La barbarie no cayó de repente sobre el país ni fue protagonizada por un único sector.
Hay un momento impreciso, a fines de los 60, en que la sociedad chilena, sin siquiera darse cuenta de ello, decide abandonar el diálogo democrático y deja de rechazar -en los hechos- la violencia. Las amenazas pintadas en las paredes o proclamadas abiertamente en publicaciones extremistas, los discursos encendidos, los gritos y los cartelones descalificatorios nos fueron envolviendo en una espiral irresponsable y fatal. El estallido tomó forma concreta en la madrugada del 11 de septiembre de 1973, pero que empezó antes y continuó mucho después.
Es necesario decir, desde luego, que quienquiera que haya iniciado esta escalada, lo peor fue lo que ocurrió cuando se institucionalizó el recurso de la violencia del Estado. Al mismo tiempo, mediante una gigantesca campaña de prensa -apoyada por drásticas limitaciones a la libertad de expresión- se intentó ocultar o disfrazar lo ocurrido.
La profundidad del quiebre social quedó en evidencia en el entusiasmo de los sectores proclives a creer sin discusión las verdades oficiales. Sus representantes más notorios eran los jóvenes que gritaban por el centro de Santiago un estribillo cruel: "Desaparecidos, Já,já,ja".
Periodistas amenazados, restringidos, censurados, obligados a inferirse la peor humillación de todas -la autocensura- y con frecuencia detenidos, apaleados y hasta asesinados no pudieron hacer mucho. Pero lo que hicieron se estrelló, a menudo, con la complacencia de quienes querían vivir tranquilos en este auto-proclamado "oasis de paz y tranquilidad".
Gracias a la censura aquí no sabíamos que la droga se apoderaba de nuestros jóvenes. No veíamos la fragmentación creciente de los chilenos. Ignorábamos el retroceso económico y social. Gracias a la censura, los que no quisieron ver, no vieron y el plebiscito de 1980 cantaron victoria porque un cuerpo electoral nunca bien establecido, en un proceso lleno de sombras y dudas, se les aseguró que había triunfado por amplio margen "la Constitución de la Libertad".
Sólo años más tarde, después de las duras experiencias de la crisis, el alto desempleo y las protestas que nos llevaron a un nuevo espiral de violencia, algunos empezaron a darse cuenta de que las versiones oficiales no decían toda la verdad. El resultado del plebiscito del 5 de octubre de 1988, el primero realizado con las debidas y necesarias garantías, fue simplemente el shock para un grupo importante de chilenos. El propio Augusto Pinochet musitó, desde lo alto, una queja contra los "malagradecidos" e intentó la última soberbia: la comparación con el juicio a Jesucristo, cuando la multitud pidió liberarar a Barrabás..

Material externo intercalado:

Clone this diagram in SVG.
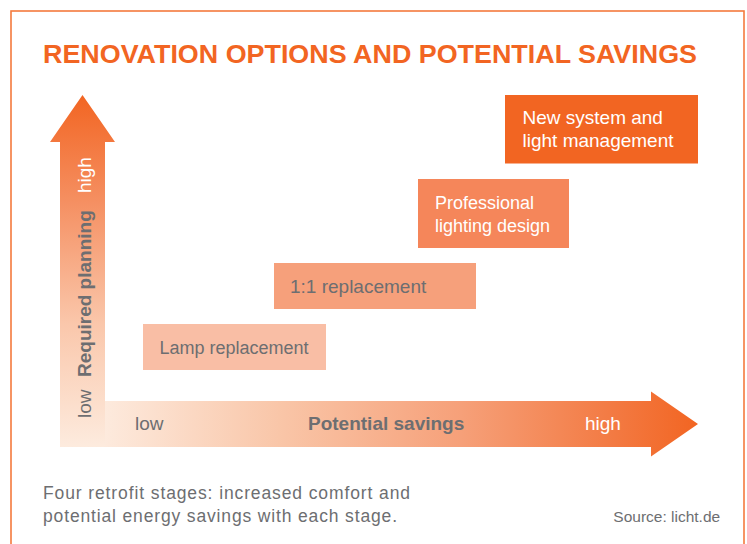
<svg xmlns="http://www.w3.org/2000/svg" width="747" height="544" viewBox="0 0 747 544">
  <defs>
    <linearGradient id="gV" x1="0" y1="447" x2="0" y2="95" gradientUnits="userSpaceOnUse">
      <stop offset="0" stop-color="#FDEBDE"/>
      <stop offset="0.35" stop-color="#FAC7AB"/>
      <stop offset="0.7" stop-color="#F58F61"/>
      <stop offset="1" stop-color="#F26522"/>
    </linearGradient>
    <linearGradient id="gH" x1="105" y1="0" x2="698" y2="0" gradientUnits="userSpaceOnUse">
      <stop offset="0" stop-color="#FDEADD"/>
      <stop offset="0.3" stop-color="#F9C5A7"/>
      <stop offset="0.6" stop-color="#F6A079"/>
      <stop offset="0.85" stop-color="#F37B44"/>
      <stop offset="1" stop-color="#F26522"/>
    </linearGradient>
    <style>
      .t { font-family: "Liberation Sans", Arial, sans-serif; }
      .title { font-size: 26px; font-weight: bold; fill: #F26522; }
      .lbl { font-size: 19px; }
      .sm { font-size: 18px; }
      .gray { fill: #6D6E71; }
      .white { fill: #FFFFFF; }
      .bold { font-weight: bold; }
      .cap { font-size: 17.5px; fill: #6D6E71; }
      .src { font-size: 15.5px; fill: #6D6E71; }
    </style>
  </defs>
  <rect x="0" y="0" width="747" height="544" fill="#FFFFFF"/>
  <rect x="11" y="11" width="733" height="560" fill="none" stroke="#F47A3E" stroke-width="1.6"/>
  <text class="t title" x="43" y="63" textLength="654" lengthAdjust="spacingAndGlyphs">RENOVATION OPTIONS AND POTENTIAL SAVINGS</text>

  <g id="axes">
    <path id="axis-y" d="M60,447 L60,142 L50,142 L82.5,95 L115,142 L105,142 L105,447 Z" fill="url(#gV)"/>
    <path id="axis-x" d="M105,401 L651,401 L651,391.5 L698,424 L651,456.5 L651,447 L105,447 Z" fill="url(#gH)"/>
    <g transform="translate(90.5,0)">
      <text class="t lbl gray" transform="translate(0,418) rotate(-90)">low</text>
      <text class="t lbl gray bold" transform="translate(0,377) rotate(-90)">Required planning</text>
      <text class="t lbl white" transform="translate(0,193) rotate(-90)">high</text>
    </g>
    <text class="t lbl gray" x="135" y="430">low</text>
    <text class="t lbl gray bold" x="308" y="430">Potential savings</text>
    <text class="t lbl white" x="585" y="430">high</text>
  </g>

  <g id="connectors"></g>

  <g id="node-lamp">
    <rect x="143" y="324" width="183" height="46" fill="#F9BEA5"/>
    <text class="t lbl sm gray" x="159.5" y="354">Lamp replacement</text>
  </g>
  <g id="node-1to1">
    <rect x="274" y="263" width="202" height="46" fill="#F6A07B"/>
    <text class="t lbl gray" x="290" y="293">1:1 replacement</text>
  </g>
  <g id="node-design">
    <rect x="418" y="179" width="151" height="69" fill="#F5865A"/>
    <text class="t lbl sm white" x="435" y="209">Professional</text>
    <text class="t lbl sm white" x="435" y="231.5">lighting design</text>
  </g>
  <g id="node-system">
    <rect x="505" y="95" width="193" height="68.5" fill="#F26522"/>
    <text class="t lbl white" x="522.5" y="124.3">New system and</text>
    <text class="t lbl white" x="522.5" y="146.5">light management</text>
  </g>

  <text class="t cap" x="43" y="498.5" textLength="367" lengthAdjust="spacing">Four retrofit stages: increased comfort and</text>
  <text class="t cap" x="43" y="522.3" textLength="354" lengthAdjust="spacing">potential energy savings with each stage.</text>
  <text class="t src" x="613.3" y="522.3">Source: licht.de</text>
</svg>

Chile empezó a caminar por otras rutas.
Preferimos, sin embargo, hacerlo sin que las heridas cicatrizaran del todo, o peor aún, dejándolas a medio cerrar.
Sólo ahora ha empezado el verdadero acto de purificación que esperaba desde hace tantos años el alma de Chile.
Algunos han creído ver en la Carta desde Londres del senador vitalicio un gesto de grandeza. Es, por cierto, lo más lejos a que ha llegado, pero su interpretación todavía sigue siendo oscurecida por los prejuicios de siempre, el resentimiento y la imposibilidad de creer en el diálogo, el respeto mutuo y la tolerancia que se exige permanente a los otros.